朝の山手線は遅延に次ぐ遅延で、悲惨な状況に。普段より50分くらい遅れて会社に到着。車内ではずっと立ちっぱなしでiPadに目を通しながら辛抱していたのだが、何度も繰り返される車内アナウンスのおかげで、読んでいた『The Economist』の内容にさっぱり集中できず。

夜、白米、塩辛、大根とわかめの味噌汁、きゅうりとミニトマト、鯵のひらき、大根おろしとかぼす、ビール。

Saturday, October 3

現物を確認してはいないのだが『The Double Life of Paul De Man』という書評などを参照するかぎり『ハイデガーとナチズム』に似た雰囲気と思われる本が去年でた ((このあいだ読んだ岩井克人『経済学の宇宙』(日本経済新聞出版社)にポール・ド・マンの「暗部」についての言及があって、それについて語るさいに岩井克人は具体的な書名を挙げていないのだが、たぶんこの本のことかと思う。))。ポール・ド・マンが若いころにベルギーの親ナチ系の新聞に記事を書いていたことは「ド・マン事件」として知られている話だが、そのほかにもド・マンは詐欺やら重婚やら経歴詐称やらをしでかした想像以上に裏のある人間であったらしい。しかし人としてろくでもない思想家であれば、なんといってもハイデガーがチャンピオンだと思うし、ナチ加担者でいえばカール・シュミットだっているし大丈夫じゃないか、とまるで慰めにならないエールをド・マンに送りたい気分になるのだが、ド・マンのそういう人となりを知ったうえで『読むことのアレゴリー』(土田知則/訳、岩波書店)所収のルソー論を読むと、たいへん味わい深いものがある。

昼すぎ、近所の蕎麦屋で鴨南蛮を食べてから、図書館に移動。

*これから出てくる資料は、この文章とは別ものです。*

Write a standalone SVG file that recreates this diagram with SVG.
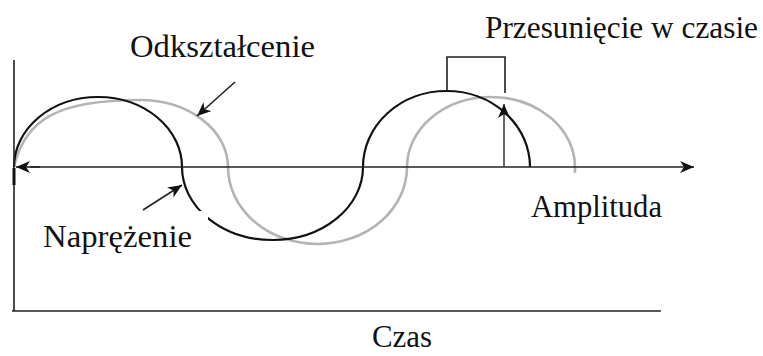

吉田茂の『回想十年』と『大磯随想・世界と日本』(いずれも中公文庫)を借りる。

家に戻ってしばし休憩。土田知則『ポール・ド・マン 言語の不可能性、倫理の可能性』(岩波書店)を読む。とても明晰なド・マン論。ド・マンの癖のありすぎる韜晦な文章に較べて、本書はすらすらと読めてしまって、すらすら読めてしまって果たしてよいのかという読後感。

夜7時、新宿の居酒屋「馬鹿とけむり」で催された総勢6名の会合に出席する。本来であれば半年以上前に実施されるはずであった会なのだが、イニシアティブを握って幹事の立ち位置につく人間がいない結果、ずるずるとひっぱって本日に至る。それなりに知的な固有名詞が飛び交うなかで、議論の核心に向かおうとする雰囲気を醸し出しつつも、最終的にはその直前で話を脱臼させる発言を(わりと私が)繰り返すことで、「実のある話をしたような気がするけれどよく考えると何の話をしたのだかいまいち明瞭でない」という事態に。居酒屋を後にし、喫茶店「らんぷる」に移動して話のつづき。閉店まで。本流である幹から離れて、瑣末な枝葉のような事柄に拘泥することから、本日の集まりは「枝葉会」という野暮な命名がなされた。盆栽でも育ててそうな会だな。「枝葉会」を終えて、詳しい話は省略するが、サルトルを読みたい気分になった。

Sunday, October 4

昨日の影響で、喉が痛くてしかもだるい。買いものと雑用で一日が終わる。渡辺守章『パリ感覚』(岩波現代文庫)を読む。

夜、蒸し餃子、舞茸と玉ねぎの中華風スープ、ビール。